From here it took another 45 minutes to scale the imposing granite cliffs face of Ulsan Bawi (873m). This was done by hauling myself up a somewhat daunting 808 step steel staircase, although it was well worth the effort. The view from the top was simply spectacular, made all the more so because the clouds parted just enough to let the sun shine its setting rays on the craggy peaks of the national park. I spent about 45 minutes around the summit, taking it all in before reluctantly making my way back down to avoid finishing the hike in darkness.
I rose early the following morning to attempt a 10 hour hike up the park's highest peak, Deacheongbong
The walk itself was really nice in the early morning, slowly climbing up a stunning valley with a gushing stream passing through it.

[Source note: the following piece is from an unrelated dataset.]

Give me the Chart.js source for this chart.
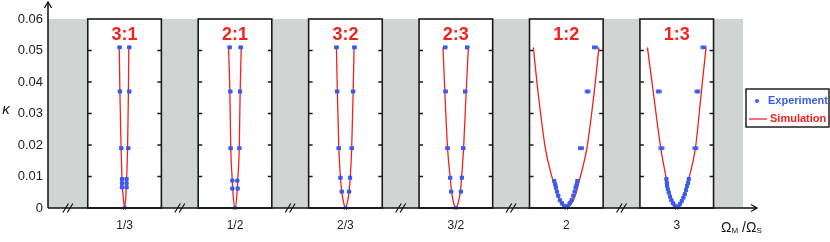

After about three hours I reached a vantage point where I could look back over my trail and up towards the peak. It was quite impressive, although unfortunately it was to be my last decent view as the clouds quickly moved in and settled over the peak.

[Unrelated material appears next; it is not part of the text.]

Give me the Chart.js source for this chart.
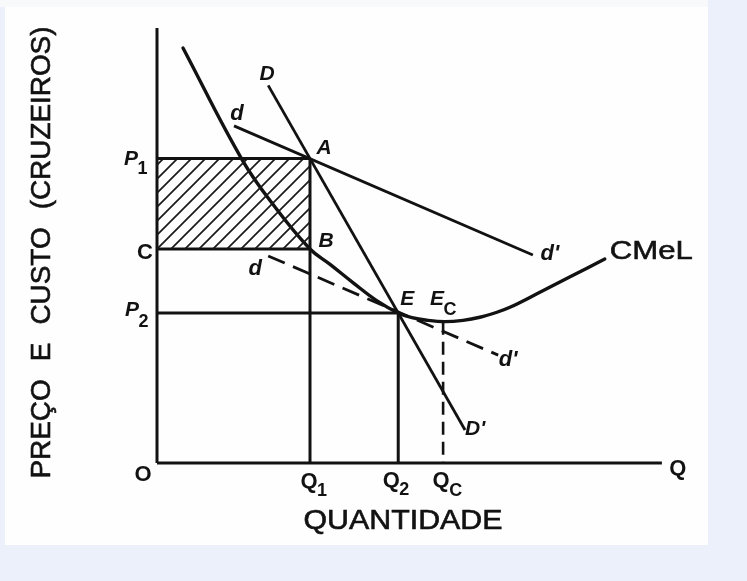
<!DOCTYPE html>
<html><head><meta charset="utf-8">
<script src="https://cdn.jsdelivr.net/npm/chart.js@4"></script>
<style>html,body{margin:0;padding:0;background:#ebf0fa;overflow:hidden}</style>
</head><body>
<canvas id="c" width="747" height="581"></canvas>
<script>
// ---- Diagram values (abstract units: quantity 0..100, price 0..100) ----
const Q1 = 30, Q2 = 47.3, QC = 56.1;
const P1 = 70, C = 49.2, P2 = 34.5, EC = 32.5;
const axisQ = [0, 99];
const axisP = [0, 100];
// Long-run average cost curve CMeL
const cmelQ = [5.1, 16.7, 23.1, 30, 34, 38.6, 43, 47.3, 50, 53, 56.5, 60, 63.3, 66.5, 69.2, 74.5, 81.0, 87.8];
const cmelP = [95.4, 69.7, 58.9, 49.2, 45.6, 41.3, 37.4, 34.5, 33.4, 32.8, 32.5, 32.8, 33.5, 34.6, 35.8, 38.9, 42.8, 46.9];
// Demand DD'
const demDQ = [21.8, 60.4];
const demDP = [86.8, 7.6];
// Demand dd' (upper, through A)
const demdQ = [15.1, 73.7];
const demdP = [77.5, 47.8];
// Demand dd' (lower, dashed, tangent at E)
const demd2Q = [21.8, 66.9];
const demd2P = [47.6, 24.8];

const INK = '#121212';
const pts = (xs, ys) => xs.map((x, i) => ({x, y: ys[i]}));

// hatch pattern
const pc = document.createElement('canvas'); pc.width = 14; pc.height = 14;
const g = pc.getContext('2d'); g.strokeStyle = '#1a1a1a'; g.lineWidth = 1.7;
g.beginPath(); g.moveTo(-2, 16); g.lineTo(16, -2); g.moveTo(-2, 2); g.lineTo(2, -2); g.moveTo(12, 16); g.lineTo(16, 12); g.stroke();
const hatch = g.createPattern(pc, 'repeat');

function line(data, extra) {
  return Object.assign({data, showLine: true, pointRadius: 0, borderColor: INK, borderWidth: 3,
    fill: false, clip: false, tension: 0, borderCapStyle: 'butt'}, extra || {});
}

const datasets = [
  line(pts([0, Q1], [P1, P1]), {fill: {value: C}, backgroundColor: hatch}),
  line(pts([0, 0], axisP)),
  line(pts(axisQ, [0, 0])),
  line(pts([0, Q1], [C, C])),
  line(pts([0, Q2], [P2, P2])),
  line(pts([Q1, Q1], [P1, 0])),
  line(pts([Q2, Q2], [P2, 0])),
  line(pts([QC, QC], [EC, 0]), {borderDash: [13, 7], borderWidth: 2.6}),
  line(pts(demDQ, demDP), {borderWidth: 2.8}),
  line(pts(demdQ, demdP), {borderWidth: 2.8}),
  line(pts(demd2Q, demd2P), {borderDash: [18, 9], borderWidth: 2.8}),
  line(pts(cmelQ, cmelP), {tension: 0.4, borderWidth: 3.4, borderCapStyle: 'round'})
];

// text labels anchored at diagram values, offset in pixels
const LET = 'italic bold 21px "Liberation Sans"';
const QF = 'bold 22px "Liberation Sans"';
const QS = 'bold 18px "Liberation Sans"';
const DF = 'italic bold 22px "Liberation Sans"';
const labels = [
  {t: 'P', s: '1', x: 0, y: P1, dx: -26, dy: 1, f: LET, sf: QS, sdy: 10},
  {t: 'C', x: 0, y: C, dx: -12, dy: 4, f: QF},
  {t: 'P', s: '2', x: 0, y: P2, dx: -25, dy: -3, f: LET, sf: QS, sdy: 12},
  {t: 'O', x: 0, y: 0, dx: -14, dy: 12, f: QF},
  {t: 'Q', s: '1', x: Q1, y: 0, dx: -1, dy: 19, f: QF, sf: QS, sdy: 9},
  {t: 'Q', s: '2', x: Q2, y: 0, dx: -7, dy: 18, f: QF, sf: QS, sdy: 9},
  {t: 'Q', s: 'C', x: QC, y: 0, dx: -2, dy: 18, f: QF, sf: QS, sdy: 10},
  {t: 'Q', x: axisQ[1], y: 0, dx: 16, dy: 6, f: QF},
  {t: 'D', x: demDQ[0], y: demDP[0], dx: -1, dy: -11, f: LET},
  {t: 'd', x: demdQ[0], y: demdP[0], dx: 3, dy: -12, f: DF},
  {t: 'A', x: Q1, y: P1, dx: 14, dy: -10, f: LET},
  {t: 'B', x: Q1, y: C, dx: 16, dy: -8, f: LET},
  {t: 'd', x: demd2Q[0], y: demd2P[0], dx: -13, dy: 13, f: DF},
  {t: 'E', x: Q2, y: P2, dx: 9, dy: -14, f: LET},
  {t: 'E', s: 'C', x: QC, y: EC, dx: -6, dy: -22, f: LET, sf: QS, sdy: 10},
  {t: "d'", x: demdQ[1], y: demdP[1], dx: 17, dy: -1, f: DF},
  {t: "d'", x: demd2Q[1], y: demd2P[1], dx: 10, dy: 5, f: DF},
  {t: "D'", x: demDQ[1], y: demDP[1], dx: 10, dy: -1, f: LET},
  {t: 'CMeL', x: cmelQ[cmelQ.length - 1], y: cmelP[cmelP.length - 1], dx: 5, dy: -7,
   f: '26px "Liberation Sans"', w: 83}
];
const xTitle = 'QUANTIDADE';
const yTitle = 'PREÇO E CUSTO (CRUZEIROS)';

function heavyText(ctx, t) {
  ctx.fillText(t, 0, 0);
  ctx.lineWidth = 0.6; ctx.strokeStyle = INK; ctx.strokeText(t, 0, 0);
}

const textPlugin = {
  id: 'texts',
  beforeDraw(chart) {
    const ctx = chart.ctx;
    ctx.save();
    ctx.fillStyle = '#ebf0fa'; ctx.fillRect(0, 0, 747, 581);
    ctx.fillStyle = '#f8f9fb'; ctx.fillRect(0, 0, 708, 7);
    ctx.fillStyle = '#fefefe'; ctx.fillRect(5, 7, 703, 538);
    ctx.restore();
  },
  afterDatasetsDraw(chart) {
    const ctx = chart.ctx, xs = chart.scales.x, ys = chart.scales.y;
    ctx.save();
    ctx.fillStyle = INK;
    ctx.textBaseline = 'middle';
    for (const L of labels) {
      const px = xs.getPixelForValue(L.x) + L.dx, py = ys.getPixelForValue(L.y) + L.dy;
      ctx.font = L.f;
      const mw = ctx.measureText(L.t).width;
      if (L.w) {
        ctx.save(); ctx.translate(px, py); ctx.scale(L.w / mw, 1);
        ctx.textAlign = 'left'; heavyText(ctx, L.t); ctx.restore();
        continue;
      }
      ctx.textAlign = 'center';
      ctx.fillText(L.t, px, py);
      if (L.s) {
        ctx.font = L.sf; ctx.textAlign = 'left';
        ctx.fillText(L.s, px + mw / 2 - 0.5, py + L.sdy);
      }
    }
    const ca = chart.chartArea;
    // x title
    ctx.font = '27px "Liberation Sans"';
    let w = ctx.measureText(xTitle).width;
    ctx.save(); ctx.translate(xs.getPixelForValue(50) - 9, ca.bottom + 59);
    ctx.scale(199 / w, 1); ctx.textAlign = 'center'; heavyText(ctx, xTitle); ctx.restore();
    // y title
    ctx.font = '27px "Liberation Sans"';
    if ('wordSpacing' in ctx) ctx.wordSpacing = '10px';
    w = ctx.measureText(yTitle).width;
    ctx.save(); ctx.translate(ca.left - 114.5, ys.getPixelForValue(50) + 7);
    ctx.rotate(-Math.PI / 2); ctx.scale(452 / w, 1);
    ctx.textAlign = 'center'; heavyText(ctx, yTitle); ctx.restore();
    if ('wordSpacing' in ctx) ctx.wordSpacing = '0px';
    ctx.restore();
  }
};

new Chart(document.getElementById('c'), {
  type: 'scatter',
  data: {datasets},
  options: {
    responsive: false, animation: false, devicePixelRatio: 1,
    layout: {padding: {left: 157, right: 80, top: 28, bottom: 118}},
    plugins: {legend: {display: false}, tooltip: {enabled: false}},
    scales: {
      x: {type: 'linear', min: 0, max: 100, display: false},
      y: {type: 'linear', min: 0, max: 100, display: false}
    }
  },
  plugins: [textPlugin]
});
</script>
</body></html>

About half an hour later I reached a small rest point, completely exhausted after climbing some 1300m that morning, and with only half a chocolate bar remaining couldn't have been luckier. Next to me was an American with too much trail mix, and he gladly gave me about 300grams worth. He was hiking with his Korean girlfriend, and made me feel a little better when he said the climb up had been surprisingly tough, even though he had enough food. I was glad it wasn't just me, and couldn't have been more grateful for the trail mix he gave me.
From here it was a short climb to the summit, which given the clouds was an anticlimax. My new friends made it up soon afterwards and we had a short chat before parting ways. I had climbed the north face of the peak, and planned to climb down the shorter southern face before getting a bus back to my hotel
The last day of my trip had been an anticlimax, although the view from Ulsanbawi the previous evening made the whole trip worthwhile. I rose early the following morning and got a bus to Seoul where I made my way out to Itaewon and the small Aussie pub owned by the drummer from The Church for the final time. A drawn Grand Final was the last thing I expected, and I left knowing I'd be watching the replay back in Hobart. I had only three days left in the country, where I tied up a few loose ends before making my way out to Incheon for the flight home.
My year in South Korea had been a truly amazing experience, made all the more special because I had Ania to share it with. We got out and saw as much as we could, made some fantastic friends and really tried to savour as much of the culture as we could in our short time there. And I think we did a pretty good job!